I had the blessed opportunity to be invited to a photography exhibition titled “Breath of the Fragrant City” by French photographer Patrick de Mervelec.

The exhibition was held at Amplify Studio situated in Cape Town. The exhibition was curated by George Reeves and overviewed by Cally Aurouet & Elodye Davids. The event was opened by the Consul General of France Mr Xavier D’argoueves.

As the Curatorial Statement provides:

Patrick de Mervelec creates a visually poetic and sensual essay conveying the uniquely volatile and enigmatic character of the ‘Mother City’ – her landscapes and seascapes, windswept beaches, trees gnarled by the weather, ghostly boats emerging through the mist, bewitched by her cliff-lined coast as they sail to a safe port, navigating past the wrecks spread out round the coastline…”

As the Artist’s Statement provides, the exhibition shows:

The ambivalence of this city: an urban precinct, yet set in a wild and remote world, inescapably ruled by nature, dominated by the intense moodiness of the elements. Here one roams through images that awaken the senses, lure one in, misty silhouettes, vessels that shimmer beyond the waves, shores of oriental splendour where distant suns build idyllic cities.

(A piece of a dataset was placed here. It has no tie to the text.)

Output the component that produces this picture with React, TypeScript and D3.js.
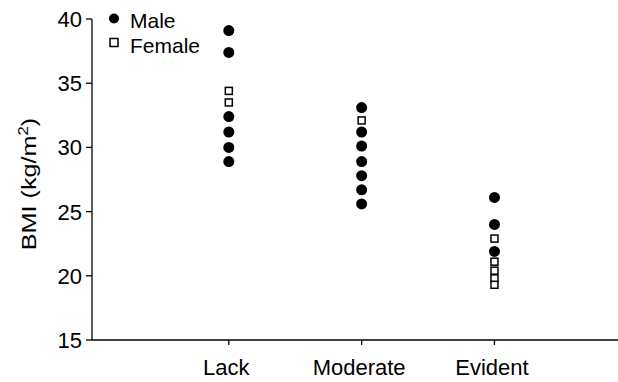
import React from "react";
import * as d3 from "d3";

const categories = ["Lack", "Moderate", "Evident"];
const categoryPos = [1, 2, 3];
const yTicks = [15, 20, 25, 30, 35, 40];

// Each point: group index, sex, BMI
const maleGroup = [0, 0, 0, 0, 0, 0, 1, 1, 1, 1, 1, 1, 1, 2, 2, 2];
const maleBMI = [39.1, 37.4, 32.4, 31.2, 30.0, 28.9, 33.1, 31.2, 30.1, 28.9, 27.8, 26.7, 25.6, 26.1, 24.0, 21.9];
const femaleGroup = [0, 0, 1, 2, 2, 2, 2, 2];
const femaleBMI = [34.4, 33.5, 32.1, 22.9, 21.1, 20.4, 19.8, 19.3];

export default function App() {
  const W = 618, H = 382;
  const x = d3.scaleLinear().domain([-0.03, 3.93]).range([92, 618]);
  const y = d3.scaleLinear().domain([15, 40]).range([340, 19]);
  const font = "Arial, 'Liberation Sans', sans-serif";
  const x0 = x(-0.03);

  return (
    <svg width={W} height={H} style={{ position: "absolute", left: 0, top: 0, background: "#fff" }} fontFamily={font}>
      {/* y axis */}
      <line x1={x0} x2={x0} y1={y(40)} y2={y(15)} stroke="#000" strokeWidth={1.3} />
      {yTicks.map((t) => (
        <g key={t}>
          <line x1={x0 - 6} x2={x0} y1={y(t)} y2={y(t)} stroke="#000" strokeWidth={1.3} />
          <text x={x0 - 10} y={y(t)} dy="0.36em" textAnchor="end" fontSize={22} fill="#000">{t}</text>
        </g>
      ))}
      {/* x axis */}
      <line x1={x0} x2={x(3.93)} y1={y(15)} y2={y(15)} stroke="#000" strokeWidth={1.3} />
      {categories.map((c, i) => (
        <g key={c}>
          <line x1={x(categoryPos[i])} x2={x(categoryPos[i])} y1={y(15)} y2={y(15) + 5} stroke="#000" strokeWidth={1.3} />
          <text x={x(categoryPos[i]) - 2.5} y={375} textAnchor="middle" fontSize={22} fill="#000">{c}</text>
        </g>
      ))}
      {/* y label */}
      <text transform={`translate(36,184) rotate(-90) scale(1.2,1)`} textAnchor="middle" fontSize={21} fill="#000">
        BMI (kg/m<tspan dy="-8" fontSize={14}>2</tspan><tspan dy="8">)</tspan>
      </text>
      {/* points */}
      {maleBMI.map((v, i) => (
        <circle key={"m" + i} cx={x(categoryPos[maleGroup[i]])} cy={y(v)} r={5.5} fill="#000" />
      ))}
      {femaleBMI.map((v, i) => (
        <rect key={"f" + i} x={x(categoryPos[femaleGroup[i]]) - 3.5} y={y(v) - 3.5} width={7} height={7} fill="#fff" stroke="#000" strokeWidth={1.5} />
      ))}
      {/* legend */}
      <circle cx={114} cy={18.5} r={5} fill="#000" />
      <text x={130} y={28} fontSize={21} fill="#000">Male</text>
      <rect x={110} y={38.5} width={8} height={8} fill="#fff" stroke="#000" strokeWidth={1.5} />
      <text x={130} y={53} fontSize={21} fill="#000">Female</text>
    </svg>
  );
}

Heady atmospheres of rich cultural extremes are embraced in the mountain’s contours; this metropolis is unpredictable, alluring, bewitching; like a mysterious woman, you inhale her fragrance, you discover and uncover her secrets.

The “Breath of the Fragrant City” collection was truly breath-taking. Patrick is an extraordinary photographer. You can tell from his work that he works with an image and directs the image and manages to take you on a journey. Through his images he doesn’t show you the norm, instead he shows you the sincerity, pure intensity, diversity and ambiguity of Cape Town.

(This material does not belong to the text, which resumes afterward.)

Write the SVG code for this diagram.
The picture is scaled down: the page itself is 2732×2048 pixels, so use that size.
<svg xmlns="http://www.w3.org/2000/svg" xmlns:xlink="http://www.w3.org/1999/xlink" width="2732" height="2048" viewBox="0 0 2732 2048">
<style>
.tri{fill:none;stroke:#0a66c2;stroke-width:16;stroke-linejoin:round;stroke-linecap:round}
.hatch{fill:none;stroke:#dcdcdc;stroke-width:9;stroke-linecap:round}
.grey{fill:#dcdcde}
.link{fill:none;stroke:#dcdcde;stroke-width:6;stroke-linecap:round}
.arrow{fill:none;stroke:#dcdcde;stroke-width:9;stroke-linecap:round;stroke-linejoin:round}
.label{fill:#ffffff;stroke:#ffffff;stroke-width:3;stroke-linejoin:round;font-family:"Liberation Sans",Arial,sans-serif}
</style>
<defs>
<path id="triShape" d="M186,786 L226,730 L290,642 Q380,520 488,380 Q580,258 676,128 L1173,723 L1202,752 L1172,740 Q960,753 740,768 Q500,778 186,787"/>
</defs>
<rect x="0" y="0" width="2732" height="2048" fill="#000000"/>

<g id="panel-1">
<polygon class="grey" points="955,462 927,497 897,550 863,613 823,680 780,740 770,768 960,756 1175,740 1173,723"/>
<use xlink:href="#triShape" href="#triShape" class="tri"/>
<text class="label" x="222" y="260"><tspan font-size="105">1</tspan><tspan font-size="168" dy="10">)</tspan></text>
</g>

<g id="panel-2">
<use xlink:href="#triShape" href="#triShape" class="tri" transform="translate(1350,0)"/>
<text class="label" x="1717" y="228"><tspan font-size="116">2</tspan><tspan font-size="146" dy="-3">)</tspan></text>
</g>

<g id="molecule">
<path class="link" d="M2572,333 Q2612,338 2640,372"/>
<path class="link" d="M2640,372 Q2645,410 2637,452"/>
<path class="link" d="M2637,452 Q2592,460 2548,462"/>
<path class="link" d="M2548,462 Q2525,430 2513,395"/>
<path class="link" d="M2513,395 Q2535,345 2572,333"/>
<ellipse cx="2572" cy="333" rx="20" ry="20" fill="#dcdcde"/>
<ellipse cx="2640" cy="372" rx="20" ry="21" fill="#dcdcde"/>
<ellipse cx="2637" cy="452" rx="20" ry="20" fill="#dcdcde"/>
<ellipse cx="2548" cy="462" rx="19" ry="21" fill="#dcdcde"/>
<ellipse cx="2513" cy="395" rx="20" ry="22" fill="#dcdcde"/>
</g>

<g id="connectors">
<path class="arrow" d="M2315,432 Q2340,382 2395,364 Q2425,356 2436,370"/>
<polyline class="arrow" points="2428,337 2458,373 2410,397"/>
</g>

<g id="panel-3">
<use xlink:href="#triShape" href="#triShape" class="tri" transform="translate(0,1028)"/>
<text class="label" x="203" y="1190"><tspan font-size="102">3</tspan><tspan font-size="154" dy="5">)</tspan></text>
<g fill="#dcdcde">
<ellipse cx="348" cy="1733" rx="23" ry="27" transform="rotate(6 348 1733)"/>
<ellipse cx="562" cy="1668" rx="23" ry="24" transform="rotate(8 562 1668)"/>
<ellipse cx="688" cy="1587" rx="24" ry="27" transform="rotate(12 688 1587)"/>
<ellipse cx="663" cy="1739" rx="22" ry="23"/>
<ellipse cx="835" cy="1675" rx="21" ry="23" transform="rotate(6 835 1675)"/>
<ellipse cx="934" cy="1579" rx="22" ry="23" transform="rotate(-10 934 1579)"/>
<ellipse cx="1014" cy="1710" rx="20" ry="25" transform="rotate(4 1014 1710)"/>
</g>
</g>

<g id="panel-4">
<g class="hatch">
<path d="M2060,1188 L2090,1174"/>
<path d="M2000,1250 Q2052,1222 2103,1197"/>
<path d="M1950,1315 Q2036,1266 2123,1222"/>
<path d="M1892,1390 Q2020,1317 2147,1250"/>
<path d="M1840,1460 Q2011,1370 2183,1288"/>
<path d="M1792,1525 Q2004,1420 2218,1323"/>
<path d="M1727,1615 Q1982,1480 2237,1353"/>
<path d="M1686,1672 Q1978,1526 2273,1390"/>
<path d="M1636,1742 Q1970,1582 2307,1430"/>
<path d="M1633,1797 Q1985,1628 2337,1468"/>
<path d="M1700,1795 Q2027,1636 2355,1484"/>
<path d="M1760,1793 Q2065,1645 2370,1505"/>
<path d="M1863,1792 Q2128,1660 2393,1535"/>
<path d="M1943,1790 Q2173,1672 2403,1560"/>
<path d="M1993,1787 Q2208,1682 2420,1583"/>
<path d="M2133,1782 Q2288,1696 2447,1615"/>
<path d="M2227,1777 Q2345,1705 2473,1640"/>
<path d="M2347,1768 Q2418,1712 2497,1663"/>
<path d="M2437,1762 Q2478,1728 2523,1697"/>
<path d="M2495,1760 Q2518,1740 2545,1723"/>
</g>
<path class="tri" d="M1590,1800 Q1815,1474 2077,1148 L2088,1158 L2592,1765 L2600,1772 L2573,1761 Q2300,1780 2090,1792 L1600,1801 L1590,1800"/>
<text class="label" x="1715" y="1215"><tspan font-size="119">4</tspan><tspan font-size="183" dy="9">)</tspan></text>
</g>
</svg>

Patrick was born in Paris in 1945. He worked in France until 1998 when he moved to South Africa. He studied photography at the Institut National de la Photographie in Paris before becoming an assistant photographer to Maurice Tabarad – one of the greatest masters of the surrealist movement and a peer of Man Ray’s – who became his mentor. Tabard’s still life and innovative solarisation techniques still influence Patrick to this day.

Also because of Tabard, Patrick developed an incisive eye and learnt to capture images at speed. This gave him a knack for street photography and reportage and he became a grand reporter at Paris Match, covering the frenzied events of the sixties, doing features on the Beatles, Deneuve, Piaf or Churchill. Parallel to this he was fashion photographer for a number of publications including Marie-Claire, Haper’s Bazaar, Vogue and l’Officiel.

Patrick is one of the top French photographers and was a member of the Paris based Fondation Leica (1981-1991). This legendary group included Salgado, Klein, Roversi, Doisneau, Sieff, and Depardon.

Over the years Ptrick has also gained much experience in advertising photography and especially enjoyed working on the presidential election campaign for political leaders including Francois Mitterrand (“La Force Tranquille”), Emil Constantinescu, Mesut Yilmaz, and Thabo Mbeki.

During the seventies Patrick entered the theatrical world as actor and director where he worked with Gilles Bouillon, Peter Brook, Yoshi Oida, Andreas Voutzinas, Delphine Seyrig, and Claude Brasseur. In 1973 he directed a documentary movie “L’Atelier” focusing on the Actors Studio and Lee Strasberg’s “method acting”.

The art of portraiture has always been intrinsic to Ptrick’s work as he loves interacting with people. His approach is one of candour and simplicity and his images unravel the identity and tell something of the story of the person he is working with. Patrick has created photographic collections on a variety of different themes from nude studies to documentary photography, landscapes and dance.

Over the years he has conducted a series of master classes in photography, the most recent of which was in 2016 at the Summer Academy, Venicea, during the Biennale.